------ MATERIAL FOR THE TASK ------

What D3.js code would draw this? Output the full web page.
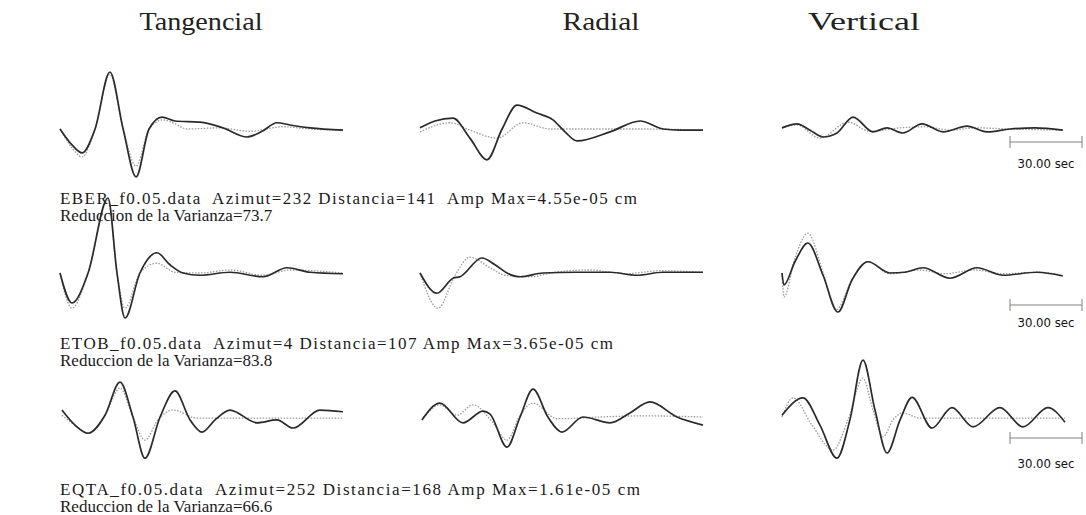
<!DOCTYPE html>
<html>
<head>
<meta charset="utf-8">
<script src="https://cdn.jsdelivr.net/npm/d3@7"></script>
<style>
  html, body { margin: 0; padding: 0; background: #fff; }
  svg { display: block; }
</style>
</head>
<body>
<svg id="chart" width="1086" height="515"></svg>
<script>
// Waveform fit: observed (solid) vs synthetic (dotted) displacement
// for three stations and three components. Time in seconds, amplitude
// in percent of the station's maximum amplitude.

const components = ["Tangencial", "Radial", "Vertical"];
const stations = ["EBER_f0.05.data", "ETOB_f0.05.data", "EQTA_f0.05.data"];
const azimuths = [232, 4, 252];
const distances = [141, 107, 168];
const ampMax = ["4.55e-05", "3.65e-05", "1.61e-05"];
const varianceReduction = ["73.7", "83.8", "66.6"];
const scaleBarSeconds = 30;

// ---- EBER ----
const eberTanObs = [[0,0],[5,-28],[9.2,-42],[14.6,0],[20.8,100],[26.3,0],[31.7,-84],[37.1,0],[42.5,21],[47.9,14],[58.3,12],[67.9,2],[77.9,-14],[84.2,-4],[90.4,11],[95.8,7],[104.2,2],[117.9,-2]];
const eberTanSyn = [[0,0],[5,-33],[9.2,-49],[14.6,0],[20.8,96],[26.3,0],[31.7,-65],[37.1,0],[42.9,16],[47.9,9],[52.9,0],[66.7,2],[79.2,-4],[92.9,4],[104.2,0],[117.9,-2]];
const eberRadObs = [[0,2],[6.25,14],[13.75,19],[20.8,-16],[27.9,-54],[34.2,0],[40.4,42],[48.75,28],[55.4,16],[60.4,-5],[65.4,-21],[79.2,-5],[91.7,14],[101.25,0],[108.3,-2],[117.9,-2]];
const eberRadSyn = [[0,-5],[12.5,11],[20.8,-2],[32.1,-16],[42.9,11],[54.2,0],[75,0],[92.9,0],[117.9,-2]];
const eberVerObs = [[0,2],[6.25,9],[11.7,-2],[17.1,-14],[22.9,-7],[29.6,21],[37.9,-5],[43.75,2],[50.4,-7],[58.3,9],[67.1,-5],[77.1,5],[85.4,-5],[95,0],[105.4,2],[117,-2]];
const eberVerSyn = [[0,2],[6.25,7],[15.8,-16],[27.5,12],[36.7,-4],[49.2,2],[59.6,4],[70,-2],[80.4,2],[95,0],[117,-2]];

// ---- ETOB ----
const etobTanObs = [[0,0],[5,-40],[11.7,0],[20,100],[23.75,0],[27.1,-60],[33.3,0],[40.4,27],[45.8,11],[51.25,0],[58.3,-3],[70.8,1],[84.6,-5],[94.6,7],[104.2,1],[117.9,-1]];
const etobTanSyn = [[0,0],[5,-47],[11.7,0],[20,97],[23.75,0],[27.1,-47],[33.3,0],[40.4,13],[47.9,1],[58.3,0],[70.8,4],[84.6,-3],[95.8,4],[117.9,0]];
const etobRadObs = [[0,0],[7.1,-27],[13.75,-7],[16.7,-5],[25.8,20],[31.25,11],[36.25,0],[41.7,-5],[51.25,0],[64.6,1],[79.2,1],[90.4,-3],[101.25,1],[117.9,1]];
const etobRadSyn = [[0,0],[7.5,-47],[14.6,-3],[20.8,21],[29.2,7],[35.4,-3],[45.8,-5],[56.25,1],[70.8,4],[85.4,-1],[100,3],[117.9,1]];
const etobVerObs = [[0,0],[0.8,-16],[5.4,15],[10.8,40],[17.1,-3],[23.3,-52],[29.2,-9],[35.8,15],[45,0],[51.25,1],[58.75,7],[70,-7],[81.25,7],[92.1,-3],[106.25,1],[117,-4]];
const etobVerSyn = [[0,0],[0.8,-32],[5.4,20],[10.8,53],[17.1,1],[22.5,-49],[29.2,-9],[35.8,15],[45,-1],[57.5,4],[67.9,-1],[80.4,4],[92.1,-1],[106.25,1],[117,-3]];

// ---- EQTA ----
const eqtaTanObs = [[0.8,12],[6.25,-14],[11.7,-28],[18.75,3],[25,60],[30.4,0],[35.4,-71],[41.7,0],[47.9,45],[54.2,-5],[59.2,-26],[64.6,-5],[70.8,12],[82.1,-10],[90.4,-5],[97.1,-19],[108.3,12],[117.9,9]];
const eqtaTanSyn = [[0.8,3],[6.25,-14],[11.7,-28],[18.75,3],[25,50],[30.4,0],[35.4,-40],[40.8,-5],[47.1,12],[57.1,-2],[83.3,-2],[117.9,-2]];
const eqtaRadObs = [[0.8,-5],[8.3,24],[17.9,-10],[26.25,10],[29.2,5],[36.25,-52],[41.7,0],[47.1,48],[53.3,0],[59.2,-26],[67.9,0],[79.2,-10],[87.5,7],[95.8,26],[107.1,0],[117.9,-14]];
const eqtaRadSyn = [[0.8,-5],[8.3,21],[15.4,3],[22.1,21],[30.4,-10],[36.25,-40],[41.7,3],[47.1,24],[57.1,-3],[75,0],[92.9,2],[117.9,0]];
const eqtaVerObs = [[0,3],[8.75,33],[15.8,-14],[22.9,-71],[28.3,-5],[33.75,98],[38.75,12],[43.75,-62],[49.2,-5],[54.2,34],[62.5,-19],[70.8,16],[79.6,-17],[90.8,16],[100.4,-17],[110.8,16],[117.9,-9]];
const eqtaVerSyn = [[0,0],[4.6,33],[12.5,-14],[21.25,-57],[27.5,-5],[33.75,67],[37.9,12],[42.1,-34],[46.25,-5],[50.4,7],[57.5,-2],[90.8,-2],[117.9,-2]];

const observed = [
  [eberTanObs, eberRadObs, eberVerObs],
  [etobTanObs, etobRadObs, etobVerObs],
  [eqtaTanObs, eqtaRadObs, eqtaVerObs]
];
const synthetic = [
  [eberTanSyn, eberRadSyn, eberVerSyn],
  [etobTanSyn, etobRadSyn, etobVerSyn],
  [eqtaTanSyn, eqtaRadSyn, eqtaVerSyn]
];

// ---- layout ----
const colX0 = [60, 420, 782];
const pxPerSecond = 2.4;
const rowBaseline = [129, 273, 417];
const rowHalfHeight = [57, 75, 58];
const barY = [142, 305, 438];
const barLabelY = [168, 327, 468];
const infoY = [204, 349, 495];
const titleX = [201, 601, 864];
const titleWidth = [123, 77, 112];
const infoWidth = [577, 553, 580];
const infoGap = ["  ", " ", " "];

const svg = d3.select("#chart");
const serif = "'Liberation Serif', 'DejaVu Serif', serif";

// Column titles
svg.selectAll("text.title")
  .data(components)
  .join("text")
  .attr("class", "title")
  .attr("x", (d, i) => titleX[i])
  .attr("y", 30)
  .attr("text-anchor", "middle")
  .attr("font-family", serif)
  .attr("font-size", 25)
  .attr("fill", "#222")
  .attr("textLength", (d, i) => titleWidth[i])
  .attr("lengthAdjust", "spacingAndGlyphs")
  .text(d => d);

const line = (x, y) => d3.line()
  .x(d => x(d[0]))
  .y(d => y(d[1]))
  .curve(d3.curveMonotoneX);

stations.forEach((st, r) => {
  const y = d3.scaleLinear()
    .domain([-100, 100])
    .range([rowBaseline[r] + rowHalfHeight[r], rowBaseline[r] - rowHalfHeight[r]]);

  components.forEach((comp, c) => {
    const x = d3.scaleLinear()
      .domain([0, 120])
      .range([colX0[c], colX0[c] + 120 * pxPerSecond]);
    const g = svg.append("g").attr("class", "panel");

    g.append("path")
      .datum(synthetic[r][c])
      .attr("d", line(x, y))
      .attr("fill", "none")
      .attr("stroke", "#9a9a9a")
      .attr("stroke-width", 1.3)
      .attr("stroke-dasharray", "1.5,1.5");

    g.append("path")
      .datum(observed[r][c])
      .attr("d", line(x, y))
      .attr("fill", "none")
      .attr("stroke", "#2a2a2a")
      .attr("stroke-width", 1.7)
      .attr("stroke-linejoin", "round");

    // Time scale bar in the last column
    if (c === 2) {
      const tb = [95, 95 + scaleBarSeconds];
      const bar = svg.append("g").attr("stroke", "#808080").attr("stroke-width", 1);
      bar.append("line")
        .attr("x1", x(tb[0])).attr("x2", x(tb[1]))
        .attr("y1", barY[r]).attr("y2", barY[r]);
      tb.forEach(t => bar.append("line")
        .attr("x1", x(t)).attr("x2", x(t))
        .attr("y1", barY[r] - 6).attr("y2", barY[r] + 6));
      svg.append("text")
        .attr("x", (x(tb[0]) + x(tb[1])) / 2)
        .attr("y", barLabelY[r])
        .attr("text-anchor", "middle")
        .attr("font-family", "'DejaVu Sans Condensed', 'Liberation Sans Narrow', sans-serif")
        .attr("font-size", 12)
        .attr("fill", "#111")
        .attr("textLength", 57)
        .attr("lengthAdjust", "spacingAndGlyphs")
        .text(scaleBarSeconds.toFixed(2) + " sec");
    }
  });

  // Station info
  const info1 = `${st}  Azimut=${azimuths[r]} Distancia=${distances[r]}${infoGap[r]}Amp Max=${ampMax[r]} cm`;
  const info2 = `Reduccion de la Varianza=${varianceReduction[r]}`;
  svg.append("text")
    .attr("x", 60)
    .attr("y", infoY[r])
    .attr("font-family", serif)
    .attr("font-size", 17)
    .attr("fill", "#1a1a1a")
    .style("white-space", "pre")
    .attr("textLength", infoWidth[r])
    .attr("lengthAdjust", "spacing")
    .text(info1);
  svg.append("text")
    .attr("x", 60)
    .attr("y", infoY[r] + 17)
    .attr("font-family", serif)
    .attr("font-size", 17)
    .attr("fill", "#1a1a1a")
    .text(info2);
});
</script>
</body>
</html>
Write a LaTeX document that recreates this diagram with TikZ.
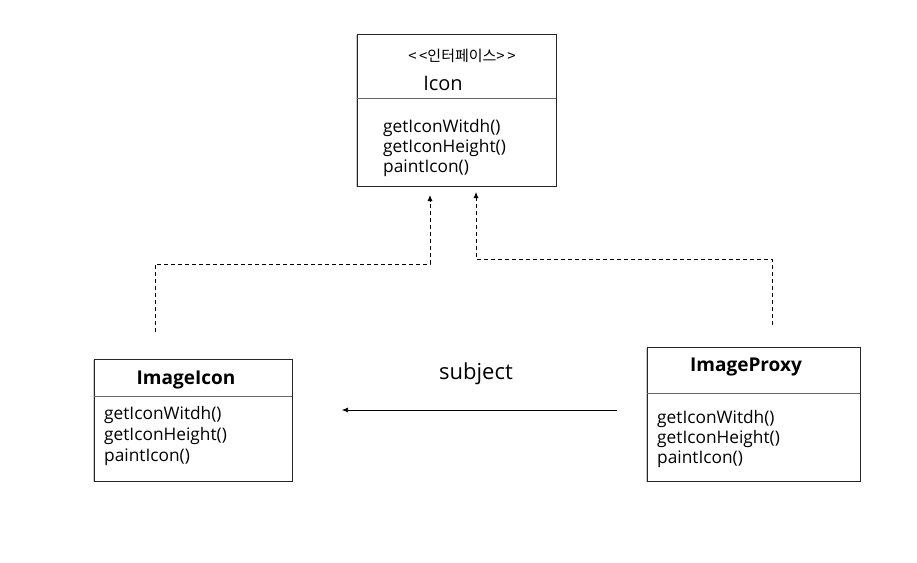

------

Gather each line in the data that holds the string "this".

What D3.js code would draw this? Output the full web page.
Write a LaTeX document that recreates this diagram with TikZ.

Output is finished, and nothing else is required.